The current climate is a stark reminder of the real-world implications and threat of disinformation. Shocking examples of people drinking chlorine and 5G masts being set on fire have become commonplace news stories.
While governments seek to reassure, we are witnessing a deluge of hostile actors attempting to influence, divide and erode public cohesion. Defined as “the deliberate creation and dissemination of false and/or manipulated information that is intended to deceive and mislead”, disinformation has brought into question the credibility of media outlets, public health organisations and major corporations. Yet what is currently so striking is the unprecedented speed and reach disinformation seems to have.
The concept is so effective because it plays on our cognitive biases. In a crisis fear is rife and people look for simple answers to the complex problems. To gain a sense of security in an unsure world, we look for narratives to confirm what we already think or know. Disinformation often provides this fix.
Since the outbreak and subsequent global spread of the virus, media reports claim that the Chinese government has been quick to take advantage of this. Xi Jinping’s administration has continued to employ the concept of ‘mask diplomacy’. In an attempt to deflect responsibility for the initial outbreak, China has presented itself as the international aid partner of choice – a role the US might have typically held in the past.
Images of Chinese aid being delivered across the world have been widespread. These have included photos of supplies being delivered to the UK, including boxes labelled “Keep Calm and combat Coronavirus” which have, in turn, been promoted to UK audiences by the Xinhua news agency.
Russia also continues to deliver a global information campaign with outlets such as RT maintaining a steady drum beat of messaging. According to the Atlantic Council’s Digital Forensics Lab, pro-Russian outlets alleged that US government is behind the virus, a narrative that also appeared on Russian
However, if a government attempts to expose and denounce disinformation attacks, they inadvertently spread their messages and tactics more widely. Government communications teams must not treat disinformation like a traditional media story. These activities look to take advantage of an audience using twisted versions of the truth, exploitation of bias and false equivalence.
Government response strategies are dependent on early detection, disruption and long-term defence measures. Robust digital detection programmes are critical for the identification and early warning of emerging threats. However, the monitoring of disinformation is only an initial step. When hostile narratives are persistently supported by software such as bots, governments must have the ability to immediately detect, track and predict the trajectory of information before the threat becomes reality.

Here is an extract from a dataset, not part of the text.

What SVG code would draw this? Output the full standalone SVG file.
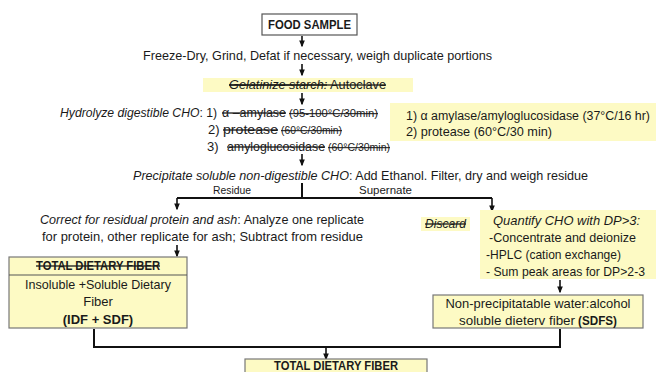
<svg xmlns="http://www.w3.org/2000/svg" width="656" height="372" viewBox="0 0 656 372">
<defs>
<style>
text{font-family:"Liberation Sans",Arial,sans-serif;font-size:13px;fill:#1a1a1a}
.b{font-weight:bold}
.i{font-style:italic}
.s{text-decoration:line-through}
.sm{font-size:10.5px}
.lbl{font-size:11px}
.box{fill:#fff;stroke:#555;stroke-width:1.2}
.ybox{fill:#fdfac4;stroke:#777;stroke-width:1.2}
.hl{fill:#fdfac4;stroke:none}
.ar{stroke:#111;stroke-width:1.6;fill:none}
.cn{stroke:#111;stroke-width:2;fill:none}
</style>
<marker id="m" viewBox="0 0 10 10" refX="8" refY="5" markerWidth="7" markerHeight="7" orient="auto" markerUnits="userSpaceOnUse">
<path d="M0,1 L10,5 L0,9 z" fill="#111"/>
</marker>
</defs>
<rect width="656" height="372" fill="#fff"/>

<g id="connectors">
<line class="ar" x1="302" y1="36" x2="302" y2="46" marker-end="url(#m)"/>
<line class="ar" x1="302" y1="64" x2="302" y2="75" marker-end="url(#m)"/>
<line class="ar" x1="302" y1="93" x2="302" y2="104" marker-end="url(#m)"/>
<line class="ar" x1="302" y1="154" x2="302" y2="165" marker-end="url(#m)"/>
<polyline class="cn" points="302,183 302,198"/>
<polyline class="cn" points="177,198 492,198"/>
<line class="ar" x1="177" y1="198" x2="177" y2="209" marker-end="url(#m)"/>
<line class="ar" x1="492" y1="198" x2="492" y2="211" marker-end="url(#m)"/>
<line class="ar" x1="177" y1="245" x2="177" y2="256" marker-end="url(#m)"/>
<line class="ar" x1="560" y1="280" x2="560" y2="292" marker-end="url(#m)"/>
<polyline class="cn" points="94,329 94,347 560,347 560,329"/>
<line class="ar" x1="326" y1="347" x2="326" y2="359" marker-end="url(#m)"/>
</g>

<g id="food-sample">
<rect class="box" x="262" y="14" width="95" height="21"/>
<text class="b" x="309.5" y="29" text-anchor="middle" textLength="83" lengthAdjust="spacingAndGlyphs">FOOD SAMPLE</text>
</g>

<g id="freeze-dry">
<text x="143" y="60" textLength="349" lengthAdjust="spacingAndGlyphs">Freeze-Dry, Grind, Defat if necessary, weigh duplicate portions</text>
</g>

<g id="gelatinize">
<rect class="hl" x="203" y="78" width="210" height="14"/>
<text class="s" x="229" y="89" textLength="157" lengthAdjust="spacingAndGlyphs"><tspan class="i s">Gelatinize starch:</tspan> Autoclave</text>
</g>

<g id="hydrolyze">
<text x="60" y="117" style="font-size:12px" textLength="157" lengthAdjust="spacingAndGlyphs"><tspan class="i">Hydrolyze digestible CHO</tspan>: 1)</text>
<text class="s" x="222" y="117" textLength="64" lengthAdjust="spacingAndGlyphs">α –amylase</text>
<text class="sm s" x="289" y="117" textLength="89" lengthAdjust="spacingAndGlyphs">(95-100°C/30min)</text>
<text x="208" y="134">2)</text>
<text class="s" x="223" y="134" textLength="55" lengthAdjust="spacingAndGlyphs">protease</text>
<text class="sm s" x="281" y="134" textLength="61" lengthAdjust="spacingAndGlyphs">(60°C/30min)</text>
<text x="207" y="151">3)</text>
<text class="s" x="227" y="151" textLength="98" lengthAdjust="spacingAndGlyphs">amyloglucosidase</text>
<text class="sm s" x="328" y="151" textLength="62" lengthAdjust="spacingAndGlyphs">(60°C/30min)</text>
</g>

<g id="new-enzymes">
<rect class="hl" x="390" y="103" width="266" height="38"/>
<text x="406" y="120" style="font-size:12.3px" textLength="244" lengthAdjust="spacingAndGlyphs">1) α amylase/amyloglucosidase (37°C/16 hr)</text>
<text x="406" y="136" textLength="146" lengthAdjust="spacingAndGlyphs">2) protease (60°C/30 min)</text>
</g>

<g id="precipitate">
<text x="133" y="180" textLength="455" lengthAdjust="spacingAndGlyphs"><tspan class="i">Precipitate soluble non-digestible CHO</tspan>: Add Ethanol. Filter, dry and weigh residue</text>
<text class="lbl" x="213" y="194" textLength="38" lengthAdjust="spacingAndGlyphs">Residue</text>
<text class="lbl" x="359" y="194" textLength="53" lengthAdjust="spacingAndGlyphs">Supernate</text>
</g>

<g id="correct">
<text x="40" y="224" textLength="324" lengthAdjust="spacingAndGlyphs"><tspan class="i">Correct for residual protein and ash</tspan>: Analyze one replicate</text>
<text x="42" y="241" textLength="321" lengthAdjust="spacingAndGlyphs">for protein, other replicate for ash; Subtract from residue</text>
</g>

<g id="discard">
<rect class="hl" x="421" y="217" width="49" height="14"/>
<text class="i s" x="425" y="228" textLength="41" lengthAdjust="spacingAndGlyphs">Discard</text>
</g>

<g id="quantify">
<rect class="hl" x="480" y="210" width="176" height="69"/>
<text class="i" x="493" y="225" textLength="147" lengthAdjust="spacingAndGlyphs">Quantify CHO with DP&gt;3:</text>
<text x="489" y="242" textLength="147" lengthAdjust="spacingAndGlyphs">-Concentrate and deionize</text>
<text x="486" y="259" textLength="135" lengthAdjust="spacingAndGlyphs">-HPLC (cation exchange)</text>
<text x="486" y="276" textLength="159" lengthAdjust="spacingAndGlyphs">- Sum peak areas for DP&gt;2-3</text>
</g>

<g id="sdfs">
<rect class="ybox" x="433" y="295" width="210" height="33"/>
<text x="538" y="308" text-anchor="middle" textLength="185" lengthAdjust="spacingAndGlyphs">Non-precipitatable water:alcohol</text>
<text x="459" y="325" textLength="116" lengthAdjust="spacingAndGlyphs">soluble dieterv fiber</text>
<text class="b" x="578" y="325" textLength="39" lengthAdjust="spacingAndGlyphs">(SDFS)</text>
</g>

<g id="idf-sdf">
<rect class="ybox" x="9" y="257" width="178" height="71"/>
<line x1="9" y1="275" x2="187" y2="275" stroke="#555" stroke-width="1.2"/>
<text class="b s" x="98" y="270" text-anchor="middle" textLength="124" lengthAdjust="spacingAndGlyphs">TOTAL DIETARY FIBER</text>
<text x="98" y="289" text-anchor="middle" textLength="146" lengthAdjust="spacingAndGlyphs">Insoluble +Soluble Dietary</text>
<text x="98" y="306" text-anchor="middle">Fiber</text>
<text class="b" x="98" y="324" text-anchor="middle">(IDF + SDF)</text>
</g>

<g id="total-dietary-fiber">
<rect class="ybox" x="245" y="359" width="182" height="20"/>
<text class="b" x="336" y="370" text-anchor="middle" textLength="124" lengthAdjust="spacingAndGlyphs">TOTAL DIETARY FIBER</text>
</g>
</svg>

‘Off the shelf’ responses to malign information attacks are useless; governments require bespoke strategies which employ a holistic approach to communications. During COVID-19 we have seen governments working with social media platforms with impressive results. Facebook, for example, has taken aggressive steps to stop disinformation, not only by removing up to 76% of potentially harmful content but also heavily investing in over 60 fact-checking partners.
To completely neutralise disinformation is almost impossible, the digital landscape is complex, chaotic, and occasionally narratives can exist without detection. However, to defend against such hostile actions, governments must be in a position to deliver rapid response campaigns which enable
audiences to make informed decisions based on reality and fact, instead of malicious falsehoods.
As governments continue to operate in the midst of an infodemic, they must use this time to acknowledge the reality of the threat that disinformation poses. The challenges which they currently face present an opportunity to invest in their capabilities and develop resilience to future threats.